Professor Cumming added: ‘We can train more, we can recruit new staff, or we can keep the ones we have – we have to address all three of these.’

He revealed HEE will be working with trusts and sustainability and transformation partnerships to increase investment in workforce development by 17%, from £77 million to £90 million.

HEE’s workforce strategy is due to publish later this year.
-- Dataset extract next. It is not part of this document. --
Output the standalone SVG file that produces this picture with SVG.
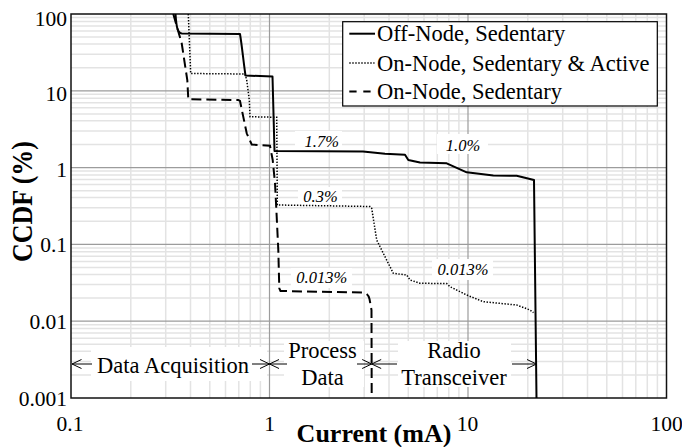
<svg xmlns="http://www.w3.org/2000/svg" width="682" height="447" viewBox="0 0 682 447" font-family="'Liberation Serif', 'DejaVu Serif', serif">
  <style>
    text { font-family: 'Liberation Serif', 'DejaVu Serif', serif; fill: #000; }
    .tick { font-size: 21.5px; }
    .note { font-size: 22.5px; }
    .pct { font-size: 16.5px; font-style: italic; fill: #222; }
    .axis-title { font-size: 26px; font-weight: bold; }
    .minor { stroke: #e3e3e3; stroke-width: 1.5; fill: none; }
    .major { stroke: #9c9c9c; stroke-width: 1.2; fill: none; }
    .knockout { fill: #fff; stroke: none; }
    .solid { stroke: #000; stroke-width: 2; fill: none; stroke-linejoin: round; }
    .dotted { stroke: #000; stroke-width: 1.5; fill: none; stroke-dasharray: 1.4 1.6; }
    .dashed { stroke: #000; stroke-width: 2; fill: none; stroke-dasharray: 10 5; }
    .arrow { stroke: #000; stroke-width: 1; fill: none; marker-end: url(#openHead); }
  </style>
  <defs>
    <marker id="openHead" markerUnits="userSpaceOnUse" markerWidth="12" markerHeight="12" viewBox="-11 -6 12 12" refX="0" refY="0" orient="auto">
      <path d="M-9.5,-4.5 L0,0 L-9.5,4.5" fill="none" stroke="#000" stroke-width="1"/>
    </marker>
  </defs>

  <rect x="0" y="0" width="682" height="447" fill="#fff"/>

  <!-- log-log grid: x 0.1..100 mA, y 0.001..100 % -->
  <g id="grid">
    <path class="minor" d="M130.8 14V398M165.7 14V398M190.5 14V398M209.8 14V398M225.5 14V398M238.8 14V398M250.3 14V398M260.4 14V398
      M329.3 14V398M364.2 14V398M389 14V398M408.3 14V398M424 14V398M437.3 14V398M448.8 14V398M458.9 14V398
      M527.8 14V398M562.7 14V398M587.5 14V398M606.8 14V398M622.5 14V398M635.8 14V398M647.3 14V398M657.4 14V398"/>
    <path class="minor" d="M71 17.5H666.5M71 21.4H666.5M71 25.9H666.5M71 31H666.5M71 37.1H666.5M71 44H666.5M71 54.2H666.5M71 67.7H666.5
      M71 94.3H666.5M71 98.2H666.5M71 102.7H666.5M71 107.8H666.5M71 113.9H666.5M71 120.8H666.5M71 131H666.5M71 144.5H666.5
      M71 171.1H666.5M71 175H666.5M71 179.5H666.5M71 184.6H666.5M71 190.7H666.5M71 197.6H666.5M71 207.8H666.5M71 221.3H666.5
      M71 247.9H666.5M71 251.8H666.5M71 256.3H666.5M71 261.4H666.5M71 267.5H666.5M71 274.4H666.5M71 284.6H666.5M71 298.1H666.5
      M71 324.7H666.5M71 328.6H666.5M71 333.1H666.5M71 338.2H666.5M71 344.3H666.5M71 351.2H666.5M71 361.4H666.5M71 374.9H666.5"/>
    <path class="major" d="M71 90.8H666.5M71 167.6H666.5M71 244.4H666.5M71 321.2H666.5"/>
    <path class="major" d="M468 14V398"/>
  </g>

  <!-- white backing behind the in-plot labels -->
  <g id="label-backs">
    <rect class="knockout" x="91" y="347" width="176" height="34"/>
    <rect class="knockout" x="284" y="341" width="80" height="46"/>
    <rect class="knockout" x="398" y="341" width="113" height="46"/>
    <rect class="knockout" x="295" y="131" width="47" height="18"/>
    <rect class="knockout" x="437" y="134" width="51" height="20"/>
    <rect class="knockout" x="298" y="187" width="44" height="17"/>
    <rect class="knockout" x="291" y="268" width="61" height="20"/>
    <rect class="knockout" x="432" y="259" width="61" height="21"/>
  </g>

  <path class="major" d="M269.5 14V398"/>

  <!-- plot frame -->
  <rect id="frame" x="71" y="14" width="595.5" height="384" fill="none" stroke="#111" stroke-width="1.5"/>

  <!-- axis tick labels -->
  <g id="y-ticks" class="tick" text-anchor="end">
    <text x="67" y="26">100</text>
    <text x="67" y="100.5">10</text>
    <text x="67" y="176.5">1</text>
    <text x="67" y="251.8">0.1</text>
    <text x="67" y="328.5">0.01</text>
    <text x="67" y="406">0.001</text>
  </g>
  <g id="x-ticks" class="tick" text-anchor="middle">
    <text x="70" y="430.7">0.1</text>
    <text x="269.7" y="430.7">1</text>
    <text x="467.5" y="430.7">10</text>
    <text x="666.7" y="430.7">100</text>
  </g>

  <text id="x-title" class="axis-title" x="374" y="442" text-anchor="middle">Current (mA)</text>
  <text id="y-title" class="axis-title" text-anchor="middle" transform="translate(31.7,201.5) rotate(-90) scale(1,1.12)">CCDF (%)</text>

  <!-- CCDF curves -->
  <g id="curves">
    <path id="off-node-sedentary" class="solid" d="M175.5,14 C176.5,28 177.5,33 182,33.5 L240,34 C242,46 243.5,62 245.5,75.5 L272.5,76.5 L274.5,151 L363,151.5 L385,153.8 L405,154.8 L408.3,160 L420,162.5 L446.7,163.3 L466.7,172.3 L493.3,175.6 L516.7,175.7 L534,180 L536.5,398"/>
    <path id="on-node-sed-active" class="dotted" d="M188.3,14 L190.7,73.5 L245,74 L246.7,80 L249.3,100 L250,116.7 L276.7,117.3 L277.3,205 L370,206.5 L371.7,208.3 L376.7,240 L383.3,253.3 L393.3,273.3 L406.7,275 L410,280 L420,283.3 L446.7,283.5 L450,286.7 L466.7,295 L483.3,301.7 L516.7,305 L530,310 L533.5,312.7"/>
    <path id="on-node-sedentary" class="dashed" d="M173.3,14 L181.7,43.3 L187.3,80 L188.3,99.3 L238.3,100 L240,101 L246.7,133.3 L251.7,144.5 L270,145.7 L272.7,160 L275,183 L276.7,216.7 L278.3,250 L279.3,288.3 L280.5,291 L363.3,292.5 C366.5,293 368.5,295 369.5,299 L371.5,310 L371.7,398"/>
  </g>

  <!-- percentage call-outs -->
  <g id="pct-labels" class="pct" text-anchor="middle">
    <text x="321.7" y="146.5">1.7%</text>
    <text x="463" y="150.5">1.0%</text>
    <text x="320.5" y="201.5">0.3%</text>
    <text x="321.7" y="283">0.013%</text>
    <text x="463" y="275">0.013%</text>
  </g>

  <!-- operating-phase ranges -->
  <g id="phase-data-acquisition">
    <text class="note" x="173" y="372.7" text-anchor="middle">Data Acquisition</text>
  </g>
  <g id="phase-process-data">
    <text class="note" x="322.5" y="358.3" text-anchor="middle">Process</text>
    <text class="note" x="322.5" y="385" text-anchor="middle">Data</text>
  </g>
  <g id="phase-radio">
    <text class="note" x="454" y="358.3" text-anchor="middle">Radio</text>
    <text class="note" x="454" y="385" text-anchor="middle">Transceiver</text>
  </g>
  <g id="connectors">
    <line class="arrow" x1="92" y1="364" x2="72" y2="364"/>
    <line class="arrow" x1="252" y1="364" x2="269.5" y2="364"/>
    <line class="arrow" x1="287" y1="364" x2="269.5" y2="364"/>
    <line class="arrow" x1="357" y1="364" x2="371.7" y2="364"/>
    <line class="arrow" x1="397" y1="364" x2="371.7" y2="364"/>
    <line class="arrow" x1="512" y1="364" x2="536.5" y2="364"/>
  </g>

  <!-- legend -->
  <g id="legend">
    <rect x="342.7" y="21.7" width="314.6" height="84.3" fill="#fff" stroke="#000" stroke-width="1.2"/>
    <line class="solid" x1="349.3" y1="33.7" x2="375" y2="33.7"/>
    <line class="dotted" x1="349.3" y1="63" x2="374.5" y2="63"/>
    <line class="dashed" x1="349.3" y1="91.5" x2="371" y2="91.5" style="stroke-dasharray:7.3 6.7"/>
    <text class="note" x="377" y="41.3">Off-Node, Sedentary</text>
    <text class="note" x="377" y="70.5">On-Node, Sedentary &amp; Active</text>
    <text class="note" x="377" y="99">On-Node, Sedentary</text>
  </g>
</svg>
A total of 7,500 nursing associates are expected to be in training by the end of 2019.

‘If the workforce strategy is truly going to cross health and social care, there must be equal access to the training and development opportunities that currently are exclusively available to the NHS’

Martin Green, chief executive of Care England

Professor Cumming added: ‘This will have risen to 45,000 by the time the NHS celebrates its 80th anniversary in 10 years’ time.

'17,000 of those associates will go on to qualify as full registered nurses.’

Rising demand

A recent National Audit Office report revealed there are 1.3 million workers in the social care sector, but two million will be needed by 2035 to cope with the rising number of older people.

The same report revealed the vacancy rate for nursing jobs in the care sector has more than doubled to 9% since 2013.

Martin Green, chief executive of Care England, the largest representative body for independent social care services in the UK, agreed with Professor Cumming's speech.

Professor Green said: ‘There has always been a problem of disparity in terms, conditions and training opportunities between NHS and social care, and this leads to staff gravitating from social care to the NHS.

‘If the workforce strategy is truly going to cross health and social care, there must be equal access to the training and development opportunities that currently are exclusively available to the NHS’.